3. LIFE IS A BOLDNESS GODWARD. Twice the Apostle turns to the Godward expression of our life in prayer. Both times he employs this word, "confidence" or "boldness toward God" (1Jn 3:21; 1Jn 5:14). Both times, also, there is an "if" conditioning our success in prayer. The ability to approach GOD with boldness depends upon the life that is back of the praying. It must be a life that leaves us with an uncondemning heart, conscious that its uppermost desire is to "keep His commandments, and do those things that are pleasing in His sight." When we were younger in the Christian life, in our eagerness to please Him we set about to catalog His commandments with a view to keeping them, as the key to our confidence toward Him. But in so doing we were overlooking the fact that, to save us from all bondage to legalism, in the next verse He proceeds to give the epitome of His commandments:
"And this is His commandment, That we should believe on the name of His Son Jesus Christ, and love one another, as He gave us commandment" (1Jn 3:23).

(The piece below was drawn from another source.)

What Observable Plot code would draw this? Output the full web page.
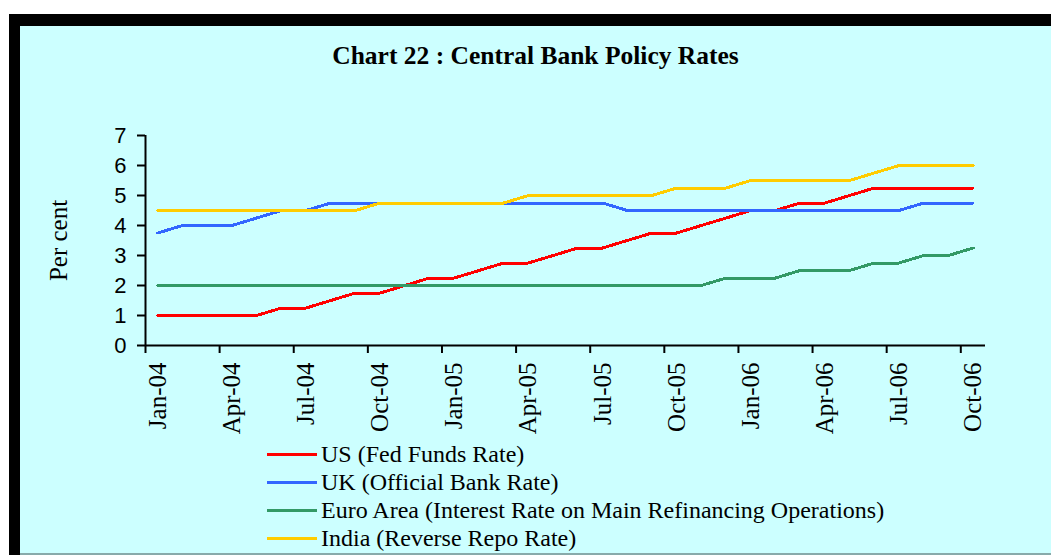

Believing on the Name, than which there is none other, we have life from GOD and become members of the family of GOD. Loving one another (and "love is the fulfilling of the law") we live as members of the family. How simple it sounds! And it is. Such a life abides in Him, is well pleasing to Him, has boldness toward Him. When we maintain the line of communication, unbroken at any point, we can approach GOD with the confidence of children coming to their Father; and as we wait there in His presence with supreme desire that all self-willing should be set aside for His supremely perfect will, "we know that we have the petitions that we desired of Him" (1Jn 5:15). Nor does this privileged prayer-life terminate upon ourselves; it is quickly turned into the channel of intercession for others, chief of all for the members of the family of faith (1Jn 5:16; cf. Eph 6:18-19). The Christlike Life This is the only life that tells, for it is the only life that GOD can use. All that savors of the flesh, all sin and unbelief, all that partakes of darkness, all hatred or lack of love, all conformity to the Christ-refusing world - these He cannot use. But, blessed be GOD, He has given us His Spirit for this very purpose, that He might free us from bondage to all such and bring us out into the liberty of the sons of GOD, even to a life of conformity to His own Son. This is the life that tells. Not merely is it better to live for Him than to work for Him; it is the only way, without which we cannot work for Him. There is no substitute. It is His own life in us that He uses. This incident comes to us from the mission field: A man was about to be recalled because of apparent inability to meet certain conditions of language, etc. But his fellow-workers protested, saying, "Please do not recall him, for his life makes up for all our talking." Were we able fully to abide in Him that He might perfectly abide in us; could our lives reveal only CHRIST and others see "no man, save Jesus only" - such a life on the part of GOD’s people would deliver a spiritual shock that would startle this old world out of its age-long unbelief.